Zac Goldsmith Slammed By Tory Peer For Anti-Sadiq Khan Article Featuring 7/7 Bus

    Sayeeda Warsi said: "This is not the Zac Goldsmith I know."

    This is an article written by Zac Goldsmith, the Tory candidate for London mayor, about his Labour rival Sadiq Khan in the Mail on Sunday. It's illustrated with a photo of the bus destroyed in the 7 July 2005 London bombings.

    Ahead of the mayoral election on Thursday, the headline asks: "Are we really going to hand the world's greatest city to a Labour party that thinks terrorists are its friends?"

    Baroness Sayeeda Warsi, a former co-chair of the Conservative party, has attacked the piece. She warned those running Goldsmith's campaign that they will "destroy Zac" rather than win the election.

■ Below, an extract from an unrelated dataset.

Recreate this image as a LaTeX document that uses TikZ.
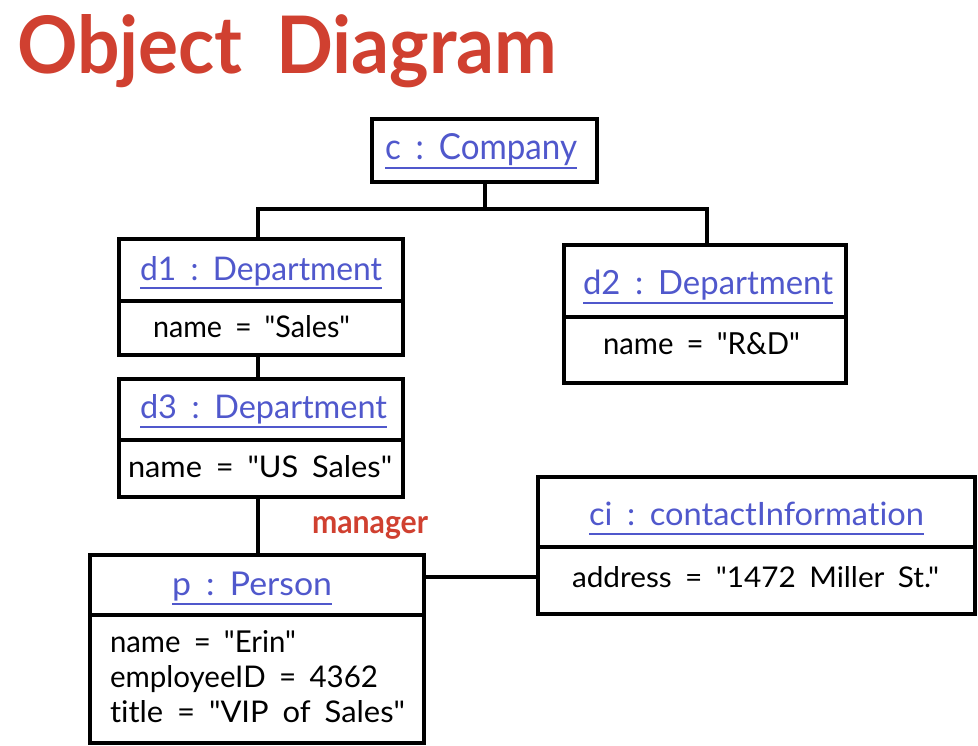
\documentclass[tikz,border=0pt]{standalone}
\usepackage{fontspec}
\setmainfont{Lato}[Ligatures={TeXOff,CommonOff}]
\usepackage{graphicx}
\definecolor{tred}{RGB}{208,64,48}
\definecolor{tblue}{RGB}{80,88,204}
\newcommand\mygap{\hspace{0.45em}}
\newcommand\qmark{\symbol{34}}
\newcommand\fitwh[3]{\resizebox{#1pt}{#2pt}{#3}}
\tikzset{
  obox/.style={draw, line width=3.5pt, inner sep=0pt, outer sep=0pt},
  divider/.style={line width=3.5pt},
  conn/.style={line width=3.3pt},
  txt/.style={anchor=base west, inner sep=0pt, outer sep=0pt},
  otitle/.style={txt, text=tblue},
  attr/.style={txt, text=black},
  uline/.style={tblue, line width=2pt},
}
\begin{document}
\begin{tikzpicture}[x=1pt,y=-1pt]
\fill[white] (0,0) rectangle (978,746);
\useasboundingbox (0,0) rectangle (978,746);

% heading
\node[txt, text=tred] (head) at (17,74) {\fitwh{540}{59}{\bfseries Object\mygap Diagram}};

% boxes
\node[obox, minimum width=225pt, minimum height=63pt] (c) at (484.5,150.5) {};
\node[obox, minimum width=284pt, minimum height=116pt] (d1) at (261,297) {};
\node[obox, minimum width=282pt, minimum height=138pt] (d2) at (705,314) {};
\node[obox, minimum width=284pt, minimum height=118pt] (d3) at (261,438) {};
\node[obox, minimum width=334pt, minimum height=188pt] (p) at (257,649) {};
\node[obox, minimum width=437pt, minimum height=137pt] (ci) at (756.5,545.5) {};

% dividers
\draw[divider] (d1.west |- 0,301) -- (d1.east |- 0,301);
\draw[divider] (d2.west |- 0,317) -- (d2.east |- 0,317);
\draw[divider] (d3.west |- 0,440) -- (d3.east |- 0,440);
\draw[divider] (p.west |- 0,615) -- (p.east |- 0,615);
\draw[divider] (ci.west |- 0,547) -- (ci.east |- 0,547);

% object names
\node[otitle] (tc) at (385,160) {\fitwh{192}{26}{c\mygap:\mygap Company}};
\node[otitle] (td1) at (140,280) {\fitwh{242}{24}{d1\mygap:\mygap Department}};
\node[otitle] (td2) at (583,295) {\fitwh{250}{24.5}{d2\mygap:\mygap Department}};
\node[otitle] (td3) at (140,418) {\fitwh{247}{24}{d3\mygap:\mygap Department}};
\node[otitle] (tp) at (172,595) {\fitwh{160}{23.5}{p\mygap:\mygap Person}};
\node[otitle] (tci) at (589,525) {\fitwh{335}{23.5}{ci\mygap:\mygap contactInformation}};
\foreach \n in {tc,td1,td2,td3,tp,tci}
  \draw[uline] ([yshift=-8.5pt]\n.base west) -- ([yshift=-8.5pt]\n.base east);

% attributes
\node[attr] (a1) at (153,337) {\fitwh{197}{22}{name\mygap=\mygap\qmark Sales\qmark}};
\node[attr] (a2) at (603,355) {\fitwh{197}{22}{name\mygap=\mygap\qmark R\&D\qmark}};
\node[attr] (a3) at (128,477) {\fitwh{264}{22}{name\mygap=\mygap\qmark US\mygap Sales\qmark}};
\node[attr] (a4) at (110,652) {\fitwh{186}{22}{name\mygap=\mygap\qmark Erin\qmark}};
\node[attr] (a5) at (110,687) {\fitwh{268}{22}{employeeID\mygap=\mygap 4362}};
\node[attr] (a6) at (110,722) {\fitwh{295}{22}{title\mygap=\mygap\qmark VIP\mygap of\mygap Sales\qmark}};
\node[attr] (a7) at (572,587) {\fitwh{367}{21}{address\mygap=\mygap\qmark 1472\mygap Miller\mygap St.\qmark}};

% connectors
\coordinate (j) at (485,209);
\coordinate (jl) at (258,209);
\coordinate (jr) at (707,209);
\draw[conn] (c.south -| j) -- (j);
\draw[conn] (d1.north -| jl) -- (jl) -- (jr) -- (d2.north -| jr);
\draw[conn] (d1.south -| jl) -- (d3.north -| jl);
\draw[conn] (d3.south -| jl) -- (p.north -| jl);
\coordinate (hy) at (0,577);
\draw[conn] (p.east |- hy) -- (ci.west |- hy);

% role label
\node[txt, text=tred] (mgr) at (312,533) {\fitwh{116}{17}{\bfseries manager}};
\end{tikzpicture}
\end{document}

    In the article, Goldsmith suggests Khan won't keep London safe because he has "repeatedly legitimised those with extremist views".

    He writes:

    The number one job of any mayor of London is to keep our city safe. Yet if Labour wins on Thursday, we will have handed control of the Met, and with it control over national counter-terrorism policy, to a party whose candidate and current leadership have, whether intentionally or not, repeatedly legitimised those with extremist views.

    Later he adds:

    ...as a lawyer Khan tried to get the banned extremist leader Louis Farrakhan – who described Jews as 'blood-suckers' and called Hitler 'a very great man' – admitted to the UK. Khan was recently forced to suspend his aide, Shueb Salar, after The Mail on Sunday revealed that for years he had been making offensive remarks about rape and murder.

    Khan tweeted his reaction to the article – urging voters to reject Goldsmith's "division and fear".

    Labour frontbencher Jonathan Ashworth branded the article "offensive garbage".

    And fellow frontbencher Diane Abbott was equally scathing.

    BuzzFeed News understands that Goldsmith's team had no control over the photo that accompanied the article. We have asked the Mail on Sunday to comment.

    On Sunday, Goldsmith was forced to deny he had resorted to "dog whistle" tactics in his mayoral campaign.

    In a tense interview on BBC One's Daily Politics, Goldsmith was pressed on why he repeatedly linked Khan to extremism without any evidence.

    He said: "When Jeremy Corbyn was standing for leadership, he was attacked by people like Yvette Cooper for having given legitimacy to people with extremist views, having shared platforms. And her view at the time was that you do not do that, these people should not have any association at all with the Labour party.

    "That same question has been asked of Sadiq Khan whose links to extremists – I'm not saying he's extremist..."

    He added: "There are many, many examples of Sadiq Khan having shared platforms with, having given oxygen to, having made apologies for, people who have extreme views.

    "That is a legitimate question to ask, the idea that someone standing for mayor of London with a big security remit should expect those questions not to be asked... is completely wrong."